Although I have seen and discussed many readings of the sonnet he wrote on his blindness, I have always read it as the epitome of his uncertainty. He ends the poem apparently hopeful that he can still serve God, but the bitter disappointment he feels threatens his contentment. I have always read it that he is more questioning his condition than most....
On His Blindness
WHEN I consider how my light is spent
E're half my days, in this dark world and wide,
And that one Talent which is death to hide,
Lodg'd with me useless, though my Soul more bent
To serve therewith my Maker, and present
5
My true account, least he returning chide,
Doth God exact day-labour, light deny'd,
I fondly ask; But patience to prevent
That murmur, soon replies, God doth not need
Either man's work or his own gifts, who best
10
Bear his milde yoak, they serve him best, his State
Is Kingly.

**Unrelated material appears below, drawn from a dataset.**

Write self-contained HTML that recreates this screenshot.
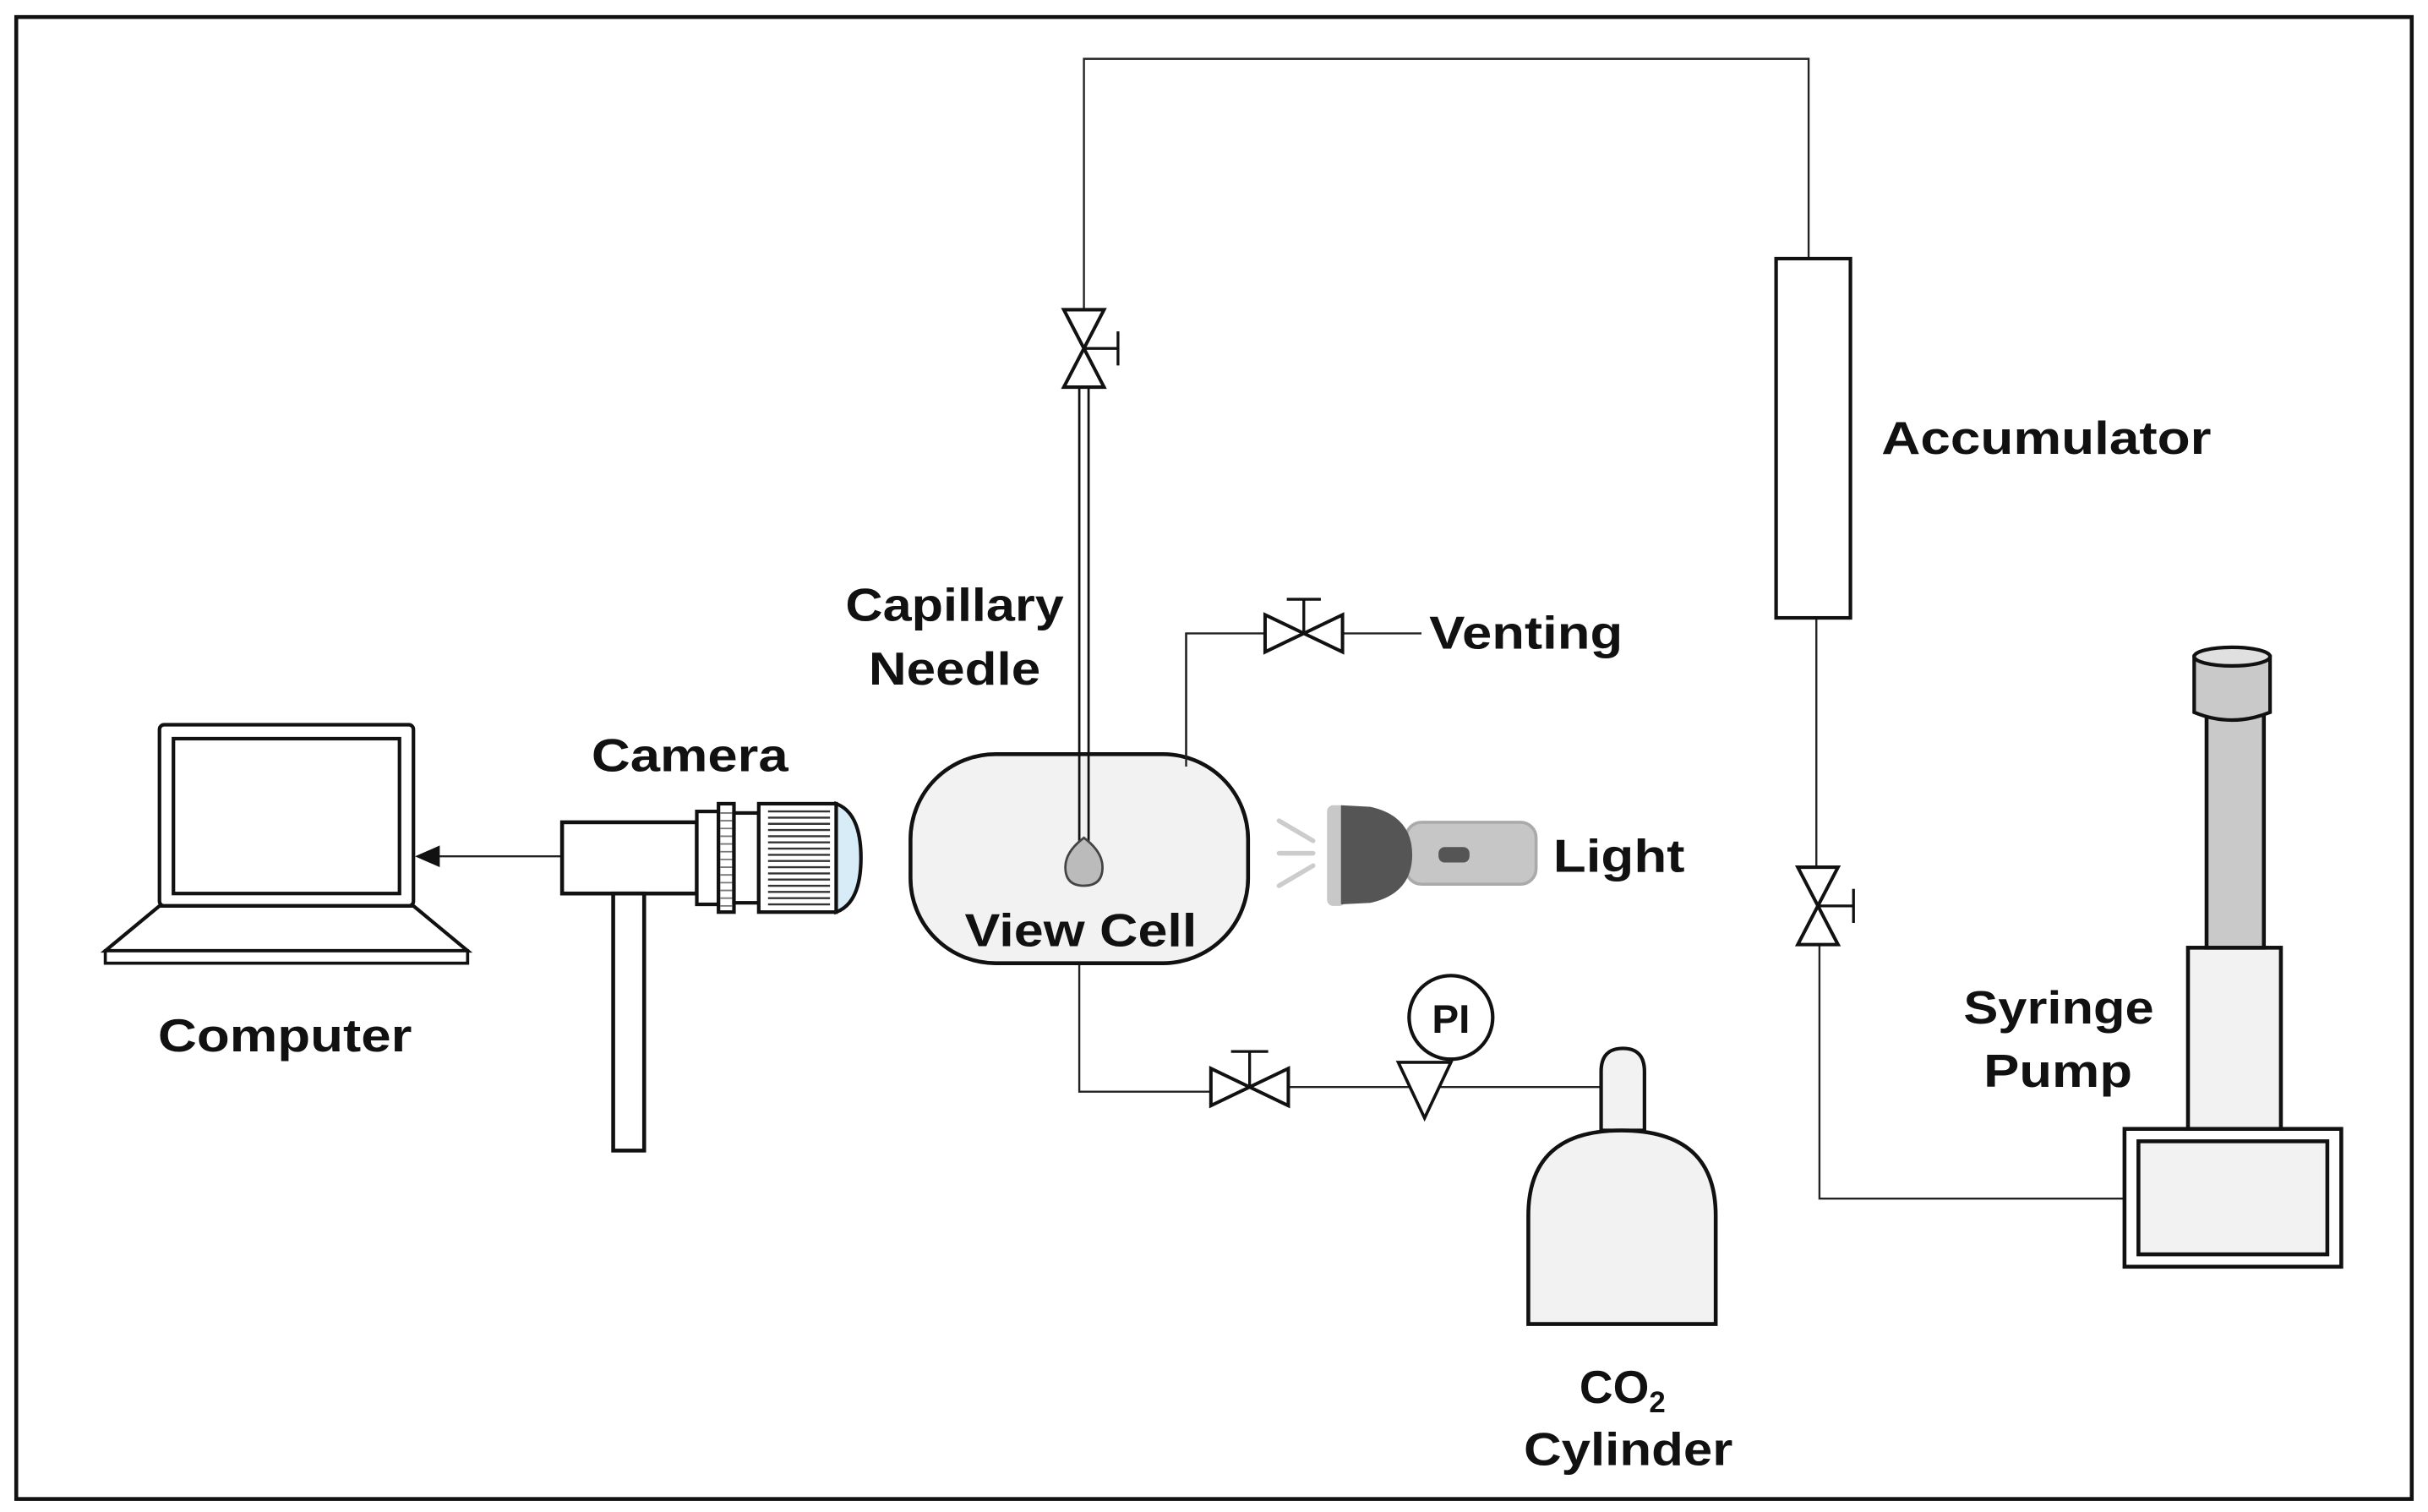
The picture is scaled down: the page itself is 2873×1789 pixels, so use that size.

Thousands at his bidding speed
And post o're Land and Ocean without rest:
They also serve who only stand and waite
Basically, just talking about Milton invigorates me, and I hope people can find him more approachable. It seems like many non-early modernists envision him as a grumpy old prudish white man. But I think that his writing is far from stale; it is full of anxiety and inspiration--his work illustrates and explores the complexity and hardships of the human condition still relevant to a modern audience, though it is deeply religious. I find his prose especially fitting for the current political climate. And, his life and work often remind me to not let feelings of defeat overtake me, to ignore the naysayers, and to continue working.